One billion euros of the new money is to come in the form of loans, paid from the EU budget, for Ukrainian macro-financial assistance.
Another €1.4 billion will come as EU grants over the next seven years. The European Investment Bank is to contribute €3 billion over 2014 to 2016 and the European Bank for Reconstruction and Development is to add €5 billion.
In other measures, the commission will add a previous pledge of €610 million of macro-financial loans. It will also try to leverage €250 million of previously-earmarked Ukraine cash to raise over €3.5 billion in loans.
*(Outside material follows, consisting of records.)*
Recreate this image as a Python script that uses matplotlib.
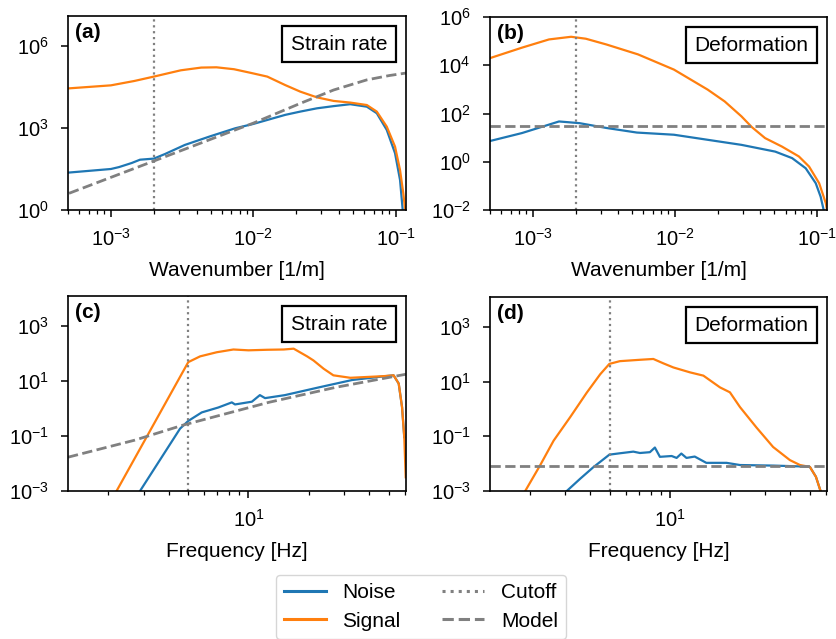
import numpy as np
import matplotlib
matplotlib.use("Agg")
import matplotlib.pyplot as plt
from matplotlib.offsetbox import AnchoredText
from matplotlib.lines import Line2D
from matplotlib.ticker import FixedLocator, NullLocator, NullFormatter, LogLocator

plt.rcParams['font.family'] = ['Liberation Sans', 'DejaVu Sans']
plt.rcParams['mathtext.fontset'] = 'custom'
plt.rcParams['mathtext.rm'] = 'Liberation Sans'
plt.rcParams['mathtext.it'] = 'Liberation Sans:italic'
plt.rcParams['mathtext.bf'] = 'Liberation Sans:bold'
plt.rcParams['font.size'] = 15
plt.rcParams['axes.linewidth'] = 1.2

# ---------------- data (y given as log10) -------------
# Panel (a): strain rate vs wavenumber
a_signal_k = [5.08e-4, 1.0e-3, 1.46e-3, 2.0e-3, 3.09e-3, 4.3e-3, 5.5e-3, 7.3e-3, 9.7e-3,
              1.25e-2, 1.67e-2, 2.13e-2, 2.79e-2, 3.65e-2, 4.77e-2, 6.24e-2, 7.33e-2,
              8.61e-2, 9.84e-2, 0.1067, 0.1125, 0.1160]
a_signal_log10 = [4.45, 4.56, 4.72, 4.88, 5.11, 5.21, 5.22, 5.15, 5.01,
                  4.88, 4.57, 4.33, 4.12, 3.99, 3.93, 3.84, 3.60,
                  3.05, 2.32, 1.46, 0.61, 0.0]
a_noise_k = [5.08e-4, 1.0e-3, 1.14e-3, 1.4e-3, 1.6e-3, 2.0e-3, 2.4e-3, 3.3e-3, 5.0e-3,
             7.45e-3, 1.0e-2, 1.67e-2, 2.13e-2, 2.79e-2, 3.65e-2, 4.77e-2, 6.24e-2,
             7.33e-2, 8.61e-2, 9.84e-2, 0.1067, 0.1114]
a_noise_log10 = [1.37, 1.50, 1.57, 1.72, 1.84, 1.88, 2.05, 2.38, 2.70,
                 2.99, 3.15, 3.48, 3.60, 3.72, 3.80, 3.87, 3.78,
                 3.54, 2.93, 2.08, 1.10, 0.0]
a_model_k = [5.08e-4, 1.95e-3, 7.45e-3, 1.0e-2, 2.13e-2, 3.65e-2, 6.24e-2, 0.09, 0.1175]
a_model_log10 = [0.61, 1.77, 2.93, 3.18, 3.90, 4.39, 4.76, 4.92, 5.01]

# Panel (b): deformation vs wavenumber
b_signal_k = [4.85e-4, 8.4e-4, 1.3e-3, 1.86e-3, 2.36e-3, 3.3e-3, 5.5e-3, 9.84e-3, 1.70e-2,
              2.24e-2, 2.94e-2, 3.47e-2, 4.31e-2, 5.66e-2, 7.45e-2, 8.79e-2, 0.1035,
              0.1153, 0.1175]
b_signal_log10 = [4.27, 4.73, 5.07, 5.18, 5.10, 4.86, 4.45, 3.82, 2.99,
                  2.50, 1.88, 1.44, 0.98, 0.63, 0.22, -0.20, -0.89,
                  -1.72, -2.0]
b_noise_k = [4.85e-4, 8.4e-4, 1.53e-3, 2.13e-3, 3.3e-3, 5.4e-3, 9.84e-3, 1.70e-2, 2.94e-2,
             5.08e-2, 6.68e-2, 8.32e-2, 9.79e-2, 0.106, 0.112]
b_noise_log10 = [0.84, 1.19, 1.67, 1.60, 1.40, 1.21, 1.12, 0.91, 0.70,
                 0.42, 0.15, -0.27, -0.89, -1.45, -2.07]
b_model_level = 29.5

# Panel (c): strain rate vs frequency
c_signal_f = [2.20, 5.01, 5.74, 6.95, 8.41, 10.0, 12.4, 15.0, 16.8, 19.6, 21.1, 23.7,
              26.5, 32.2, 39.0, 47.2, 52.9, 56.1, 58.3, 59.8, 60.8]
c_signal_log10 = [-3.0, 1.69, 1.90, 2.05, 2.15, 2.12, 2.14, 2.15, 2.18, 1.90, 1.75, 1.45,
                  1.21, 1.12, 1.15, 1.18, 1.21, 0.91, 0.05, -1.04, -2.5]
c_noise_f = [2.88, 3.62, 4.56, 5.01, 5.85, 7.08, 8.26, 8.57, 10.4, 11.4, 12.1, 15.2,
             22.4, 32.9, 48.2, 52.9, 56.1, 58.3, 59.8]
c_noise_log10 = [-3.0, -1.87, -0.73, -0.45, -0.14, 0.04, 0.225, 0.15, 0.25, 0.49, 0.38, 0.49,
                 0.77, 1.04, 1.18, 1.21, 0.91, 0.05, -1.04]
c_model_f = [1.26, 2.71, 4.73, 12.6, 27.1, 61.0]
c_model_log10 = [-1.77, -1.15, -0.60, 0.225, 0.77, 1.25]

# Panel (d): deformation vs frequency
d_signal_f = [1.89, 2.24, 2.62, 3.17, 3.84, 4.48, 4.98, 5.62, 7.08, 8.26, 9.27, 10.4,
              12.6, 14.7, 17.8, 19.95, 22.4, 27.1, 32.8, 39.8, 44.7, 50.1, 53.7, 57.1]
d_signal_log10 = [-3.0, -2.07, -1.16, -0.30, 0.60, 1.27, 1.65, 1.75, 1.80, 1.83, 1.67, 1.52,
                  1.34, 1.22, 0.79, 0.61, 0.07, -0.68, -1.39, -1.87, -2.05, -2.12, -2.48, -3.08]
d_noise_f = [3.05, 3.56, 4.14, 4.98, 5.62, 6.56, 7.08, 7.94, 8.41, 8.91, 10.2, 10.8,
             11.4, 12.1, 13.3, 15.2, 19.2, 22.4, 32.8, 44.7, 50.1, 53.7, 57.1]
d_noise_log10 = [-3.0, -2.55, -2.13, -1.67, -1.62, -1.56, -1.61, -1.58, -1.41, -1.75, -1.72, -1.79,
                 -1.63, -1.79, -1.74, -1.97, -1.97, -2.05, -2.07, -2.10, -2.12, -2.48, -3.08]
d_model_level = 8.1e-3

k_cutoff = 2.0e-3
f_cutoff = 5.0
k_lim = (5.0e-4, 0.1175)
f_lim = (1.26, 61.0)

panel_labels = ['(a)', '(b)', '(c)', '(d)']
panel_titles = ['Strain rate', 'Deformation', 'Strain rate', 'Deformation']
xlabels = ['Wavenumber [1/m]', 'Wavenumber [1/m]', 'Frequency [Hz]', 'Frequency [Hz]']
ylims = [(1.0, 1.25e7), (1.0e-2, 1.0e6), (1.0e-3, 1.25e4), (1.0e-3, 1.25e4)]
yticks = [[1e0, 1e3, 1e6], [1e-2, 1e0, 1e2, 1e4, 1e6], [1e-3, 1e-1, 1e1, 1e3], [1e-3, 1e-1, 1e1, 1e3]]

legend_labels = ['Noise', 'Signal', 'Cutoff', 'Model']

BLUE = '#1f77b4'
ORANGE = '#ff7f0e'
GREY = '#808080'
LW = 1.6

W, H = 836, 639
fig = plt.figure(figsize=(W / 100, H / 100), dpi=100)
positions = [
    [68 / W, 1 - 210 / H, 338 / W, 194 / H],
    [490 / W, 1 - 210 / H, 337 / W, 193 / H],
    [68 / W, 1 - 491 / H, 338 / W, 195 / H],
    [490 / W, 1 - 491 / H, 337 / W, 194 / H],
]
axes = [fig.add_axes(p) for p in positions]

def p10(v):
    return 10.0 ** np.asarray(v)

ax = axes[0]
ax.plot(a_noise_k, p10(a_noise_log10), color=BLUE, lw=LW)
ax.plot(a_signal_k, p10(a_signal_log10), color=ORANGE, lw=LW)
ax.plot(a_model_k, p10(a_model_log10), color=GREY, lw=2, ls='--')
ax.axvline(k_cutoff, color=GREY, lw=1.6, ls=':')

ax = axes[1]
ax.plot(b_noise_k, p10(b_noise_log10), color=BLUE, lw=LW)
ax.plot(b_signal_k, p10(b_signal_log10), color=ORANGE, lw=LW)
ax.axhline(b_model_level, color=GREY, lw=2, ls='--')
ax.axvline(k_cutoff, color=GREY, lw=1.6, ls=':')

ax = axes[2]
ax.plot(c_noise_f, p10(c_noise_log10), color=BLUE, lw=LW)
ax.plot(c_signal_f, p10(c_signal_log10), color=ORANGE, lw=LW)
ax.plot(c_model_f, p10(c_model_log10), color=GREY, lw=2, ls='--')
ax.axvline(f_cutoff, color=GREY, lw=1.6, ls=':')

ax = axes[3]
ax.plot(d_noise_f, p10(d_noise_log10), color=BLUE, lw=LW)
ax.plot(d_signal_f, p10(d_signal_log10), color=ORANGE, lw=LW)
ax.axhline(d_model_level, color=GREY, lw=2, ls='--')
ax.axvline(f_cutoff, color=GREY, lw=1.6, ls=':')

for i, ax in enumerate(axes):
    ax.set_xscale('log')
    ax.set_yscale('log')
    ax.set_xlim(k_lim if i < 2 else f_lim)
    ax.set_ylim(ylims[i])
    ax.yaxis.set_major_locator(FixedLocator(yticks[i]))
    ax.yaxis.set_minor_locator(NullLocator())
    ax.xaxis.set_major_locator(LogLocator(base=10))
    ax.xaxis.set_minor_locator(LogLocator(base=10, subs=np.arange(2, 10)))
    ax.xaxis.set_minor_formatter(NullFormatter())
    ax.set_xlabel(xlabels[i], labelpad=8)
    ax.tick_params(which='major', width=1.1, length=5, labelsize=14.5)
    ax.tick_params(which='minor', width=0.9, length=2.8)
    ax.tick_params(axis='x', which='major', pad=8)
    ax.tick_params(axis='y', which='major', pad=9)
    ax.text(0.022, 0.965, panel_labels[i], transform=ax.transAxes, ha='left', va='top',
            fontweight='bold')
    at = AnchoredText(panel_titles[i], loc='upper right', prop=dict(size=15),
                      frameon=True, pad=0.4, borderpad=0.5)
    at.patch.set_edgecolor('black')
    at.patch.set_linewidth(1.6)
    ax.add_artist(at)

handles = [Line2D([], [], color=BLUE, lw=2.2),
           Line2D([], [], color=ORANGE, lw=2.2),
           Line2D([], [], color=GREY, lw=2.2, ls=':'),
           Line2D([], [], color=GREY, lw=2.2, ls='--')]
fig.legend(handles, legend_labels, loc='upper center', bbox_to_anchor=(421 / W, 1 - 575 / H),
           borderaxespad=0, ncol=2, labelspacing=0.45, fontsize=15, handlelength=2.0,
           columnspacing=2.0)

fig.savefig('out.png', dpi=100)
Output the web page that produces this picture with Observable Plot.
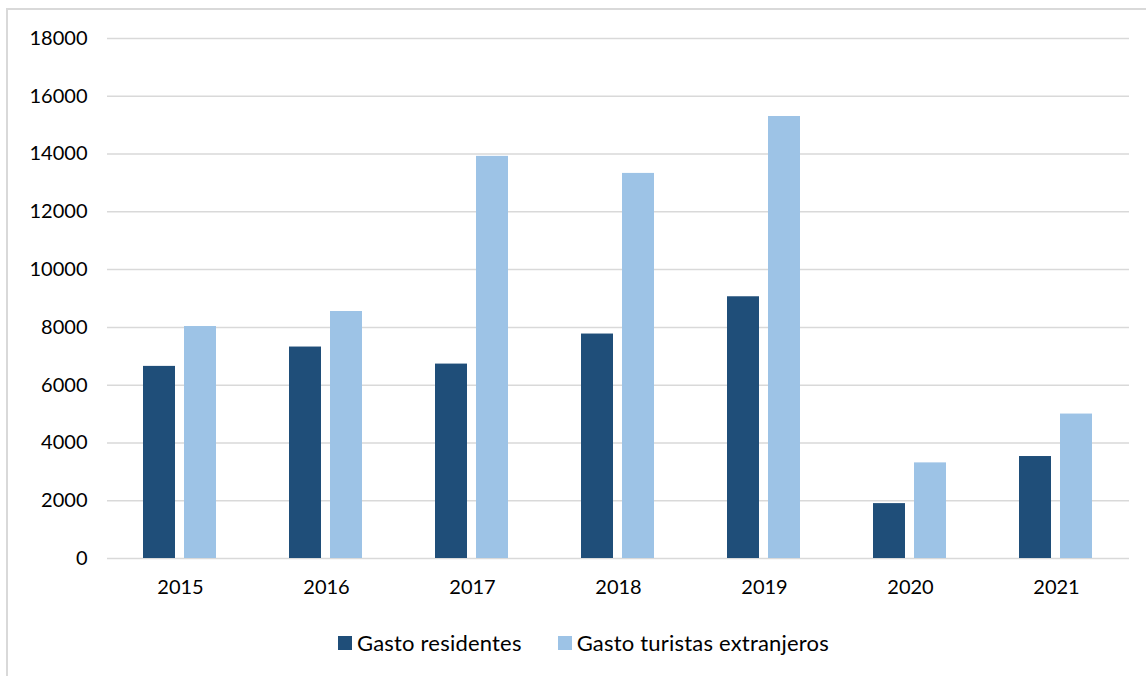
<!DOCTYPE html>
<html>
<head>
<meta charset="utf-8">
<script src="https://cdn.jsdelivr.net/npm/d3@7"></script>
<script src="https://cdn.jsdelivr.net/npm/@observablehq/plot@0.6"></script>
<style>
  html, body { margin: 0; padding: 0; background: #fff; }
  body { width: 1146px; height: 676px; position: relative; overflow: hidden; font-family: Lato, "Open Sans", sans-serif; }
  #frame { position: absolute; left: 6px; top: 8px; width: 1200px; height: 720px; border-left: 2px solid #d9d9d9; border-top: 2px solid #d9d9d9; }
  #chart { position: absolute; left: 0; top: 0; }
  #legend { position: absolute; left: 338px; top: 629px; display: flex; align-items: center; font-size: 22px; letter-spacing: 0.2px; color: #000; white-space: nowrap; }
  #legend .item { display: flex; align-items: center; margin-right: 36px; }
  #legend .sw { width: 14px; height: 14px; margin-right: 5px; display: inline-block; }
</style>
</head>
<body>
<div id="frame"></div>
<div id="chart"></div>
<div id="legend"></div>
<script>
const years = ["2015", "2016", "2017", "2018", "2019", "2020", "2021"];
const series = ["Gasto residentes", "Gasto turistas extranjeros"];
const residentes = [6650, 7320, 6730, 7770, 9060, 1900, 3530];
const turistas = [8030, 8550, 13920, 13330, 15300, 3310, 5000];
const colors = ["#1F4E79", "#9DC3E6"];
const yTicks = [0, 2000, 4000, 6000, 8000, 10000, 12000, 14000, 16000, 18000];

const data = [];
years.forEach((yr, i) => {
  data.push({year: yr, series: series[0], value: residentes[i]});
  data.push({year: yr, series: series[1], value: turistas[i]});
});

const chart = Plot.plot({
  width: 1146,
  height: 620,
  marginLeft: 107,
  marginRight: 17,
  marginTop: 38,
  marginBottom: 62,
  style: {fontFamily: "Lato, 'Open Sans', sans-serif", fontSize: "20px", color: "#000", background: "transparent"},
  fx: {domain: years, padding: 0, label: null},
  x: {domain: series, paddingInner: 0.216, paddingOuter: 0.86, axis: null},
  y: {domain: [0, 18000], label: null},
  color: {domain: series, range: colors},
  marks: [
    Plot.gridY(yTicks, {stroke: "#d9d9d9", strokeOpacity: 1, strokeWidth: 1.5}),
    Plot.axisY(yTicks, {tickSize: 0, tickPadding: 20, tickFormat: d => String(d), fontSize: 20, label: null, fill: "#000"}),
    Plot.axisFx({anchor: "bottom", tickSize: 0, tickPadding: 21, fontSize: 20, label: null, fill: "#000"}),
    Plot.barY(data, {fx: "year", x: "series", y: "value", fill: "series"})
  ]
});
document.getElementById("chart").appendChild(chart);

const legend = document.getElementById("legend");
series.forEach((s, i) => {
  const item = document.createElement("span");
  item.className = "item";
  const sw = document.createElement("span");
  sw.className = "sw";
  sw.style.background = colors[i];
  item.appendChild(sw);
  item.appendChild(document.createTextNode(s));
  legend.appendChild(item);
});
</script>
</body>
</html>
Barroso noted the money will be conditional on reforms already set out by the International Monetary Fund (IMF), which include raising household gas prices.
But in return, the IMF, the World Bank, EU member states, and other countries, such as Canada, Japan, South Korea, and the US are expected to top up the EU offer.
The EU's €11 billion is almost equal to a $15 billion bailout offered by Russia before the Ukraine uprising broke out, but the top-ups could see it climb much higher.
Meanwhile, Barroso said the macro-financial aid and some €600 million of the new grants can be paid out “very fast … within a matter of weeks.”
He also proposed that EU countries should immediately apply lower trade tariffs on Ukrainian imports, as envisaged in a future free trade agreement.
He urged the Union to also get ready to pump gas to Ukraine in “reverse flows” through Soviet-era pipelines to reduce its dependency on Russian imports.
The commission offer and the EU summit come after a popular revolution toppled Ukraine’s former president Viktor Yanukovych in February, prompting Russian forces to occupy Ukraine’s Crimea region.
EU countries are expected to trigger an asset freeze and visa bans on Yanukovych, his two sons, and 15 other former regime members on Thursday morning.
They have threatened to impose similar measures against Russia if it does not pull back troops in Ukraine, but an EU diplomat said it is “too early” to draft a list of Russian names at this stage.
EU leaders on Thursday are also likely to call for international, but not EU, monitors in Crimea, after Germany, Italy, and the UK, spoke out against an EU mission at a foreign ministers’ meeting on Monday.
For its part, the Russian parliament is drafting a bill to let the Kremlin confiscate European companies’ assets if the EU goes ahead.
The EU diplomat said the result of the summit will depend, to an extent, on the outcome of talks between the British, French, German, Russian, and US foreign ministers in Paris on Wednesday.
The contact added: “There is interdependence. If we are going to enter a real sanctions game, a pain game, then it is difficult to say which side will hurt more.”